A fit of shocked laughter broke between them, eyes sparkling from one to the other as he claimed heartily, again and again, "I've loved ye so long, Eva Marley. My little Irish gem. An' now yer me whole life, me whole world."

Her face cupped in his hands drew a wide, teary-eyed smile as she replied, "And I love you all the more, Jack."

"All th' more than wot'?" He teased with kisses all about her face.

"All the more than the day before and the day before that; I love you all the more with each passing second, every crash of every single wave on this earth. That's the way I love you."

And then the advantage of another passing second was stolen by Jack. With one hand cradling her body against his and the bubbling rush water, his other held the nape of her neck, fingers twisting about on her coal spindles as his lips and tongue did the same to her mouth. It was the taste he was understandably greedy of, the one that he would let kill him, bring him back to life and kill him all over again just for the fun of it. Her tongue did not fight for control this time, like so many other moments before. Eva let him have complete freedom over her and allowed Jack to simply feel the contentment welling inside of her.

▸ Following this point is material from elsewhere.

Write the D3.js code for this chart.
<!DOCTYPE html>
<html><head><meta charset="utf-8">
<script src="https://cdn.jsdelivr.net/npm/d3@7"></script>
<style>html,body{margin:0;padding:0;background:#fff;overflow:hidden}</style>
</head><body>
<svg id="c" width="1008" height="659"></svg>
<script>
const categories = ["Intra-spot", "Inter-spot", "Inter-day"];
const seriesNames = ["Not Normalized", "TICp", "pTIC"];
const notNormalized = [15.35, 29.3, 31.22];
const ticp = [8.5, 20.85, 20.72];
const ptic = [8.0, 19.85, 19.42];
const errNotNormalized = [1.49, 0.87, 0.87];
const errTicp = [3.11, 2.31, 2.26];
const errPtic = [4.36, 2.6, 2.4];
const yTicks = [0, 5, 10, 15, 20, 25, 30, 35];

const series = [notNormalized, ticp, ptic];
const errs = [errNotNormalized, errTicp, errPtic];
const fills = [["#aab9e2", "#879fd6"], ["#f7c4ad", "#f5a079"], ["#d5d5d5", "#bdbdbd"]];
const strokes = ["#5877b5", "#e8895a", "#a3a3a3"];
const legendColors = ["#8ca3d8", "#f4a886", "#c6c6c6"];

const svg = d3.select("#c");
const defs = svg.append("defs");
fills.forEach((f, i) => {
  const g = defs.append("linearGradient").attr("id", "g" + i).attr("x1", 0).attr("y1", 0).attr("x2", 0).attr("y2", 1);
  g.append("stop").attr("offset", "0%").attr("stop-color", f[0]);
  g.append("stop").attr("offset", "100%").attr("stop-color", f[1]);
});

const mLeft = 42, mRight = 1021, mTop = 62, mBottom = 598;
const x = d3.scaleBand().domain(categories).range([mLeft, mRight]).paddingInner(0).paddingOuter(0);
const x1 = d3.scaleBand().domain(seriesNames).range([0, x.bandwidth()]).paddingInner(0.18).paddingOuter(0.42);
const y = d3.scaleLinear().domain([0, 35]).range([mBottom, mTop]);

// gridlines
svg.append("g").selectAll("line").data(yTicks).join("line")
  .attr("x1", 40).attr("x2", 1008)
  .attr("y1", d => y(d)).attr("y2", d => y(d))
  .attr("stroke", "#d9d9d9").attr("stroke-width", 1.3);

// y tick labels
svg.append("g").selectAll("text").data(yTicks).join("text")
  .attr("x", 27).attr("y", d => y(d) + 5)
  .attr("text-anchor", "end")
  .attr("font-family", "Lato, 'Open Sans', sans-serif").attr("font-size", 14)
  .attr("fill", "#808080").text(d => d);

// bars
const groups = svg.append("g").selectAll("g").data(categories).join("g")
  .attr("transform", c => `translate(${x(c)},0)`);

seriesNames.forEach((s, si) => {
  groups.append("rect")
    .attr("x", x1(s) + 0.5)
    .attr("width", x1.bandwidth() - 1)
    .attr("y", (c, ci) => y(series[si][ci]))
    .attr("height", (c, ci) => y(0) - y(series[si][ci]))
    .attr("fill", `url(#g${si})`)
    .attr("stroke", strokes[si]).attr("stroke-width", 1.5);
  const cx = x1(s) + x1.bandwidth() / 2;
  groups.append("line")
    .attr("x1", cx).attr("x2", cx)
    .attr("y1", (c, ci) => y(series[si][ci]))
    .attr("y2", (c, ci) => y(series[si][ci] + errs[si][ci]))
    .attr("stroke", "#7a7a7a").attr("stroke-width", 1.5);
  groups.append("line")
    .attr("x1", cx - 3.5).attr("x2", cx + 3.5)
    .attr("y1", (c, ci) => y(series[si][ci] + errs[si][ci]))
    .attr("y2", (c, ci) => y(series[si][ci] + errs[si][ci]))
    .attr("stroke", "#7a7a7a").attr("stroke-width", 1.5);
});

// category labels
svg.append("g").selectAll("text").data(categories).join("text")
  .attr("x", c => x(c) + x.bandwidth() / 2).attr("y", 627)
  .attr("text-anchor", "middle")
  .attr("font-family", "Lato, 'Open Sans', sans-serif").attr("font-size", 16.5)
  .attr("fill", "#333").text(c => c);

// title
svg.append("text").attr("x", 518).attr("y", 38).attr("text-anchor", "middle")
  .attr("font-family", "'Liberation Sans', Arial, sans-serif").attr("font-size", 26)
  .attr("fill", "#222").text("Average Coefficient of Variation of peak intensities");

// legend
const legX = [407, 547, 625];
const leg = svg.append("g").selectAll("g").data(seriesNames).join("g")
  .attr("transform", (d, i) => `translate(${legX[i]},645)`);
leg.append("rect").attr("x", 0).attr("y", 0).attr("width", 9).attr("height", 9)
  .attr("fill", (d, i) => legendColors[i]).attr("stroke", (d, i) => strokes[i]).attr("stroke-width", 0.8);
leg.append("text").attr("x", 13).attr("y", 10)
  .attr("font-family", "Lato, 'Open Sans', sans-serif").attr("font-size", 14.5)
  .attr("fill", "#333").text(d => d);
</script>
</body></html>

The rebel was still there though. He knew it too well for it not to be. She showed herself when they fell down to the sandy water together, covered in nothing but each other's love and skin and the sea and forgiveness. Kisses were like rain in a storm, matching the curvature of her neck, shoulders, her breasts over her dress and her thighs through silk and lace. Jack lifted her long, olive legs one by one, kissing from toes to the arc of her ankles, up the back of her calves and to the crook of her knee, remembering all the little bits of her that he never truly needed to be reminded of to feel throughout the long days anyway.

She was his. Not Daniel Bryant's. Not London's. Not Shipwreck's. Not St. Pierre's, just his.

In the end, he came to realize that the good message, the one she was meant to deliver to him, had been coming in pieces all along, ones he'd undoubtedly collected forever. Eva was his match. She was the pirate that few women dared to be and even fewer men believed could exist. She was the thief who stole the most impossibly, black soul in the ocean and reminded it how to shine loyally in love. She had conquered an adventure of historic proportions, a feat of hidden infamy her first round in the field, and taught him, the expert, a thing or two in the process.

Evangeline Marley was everything that Jack Sparrow was said to be to the world, and more than that, she was his rebel heart, the one that no one had ever seen or known before her. Better yet still, she was the compass to his ever wavering pace of confusion on this earth.

And unlike all the other pretty compasses, she was always able to lead him back North, and back home.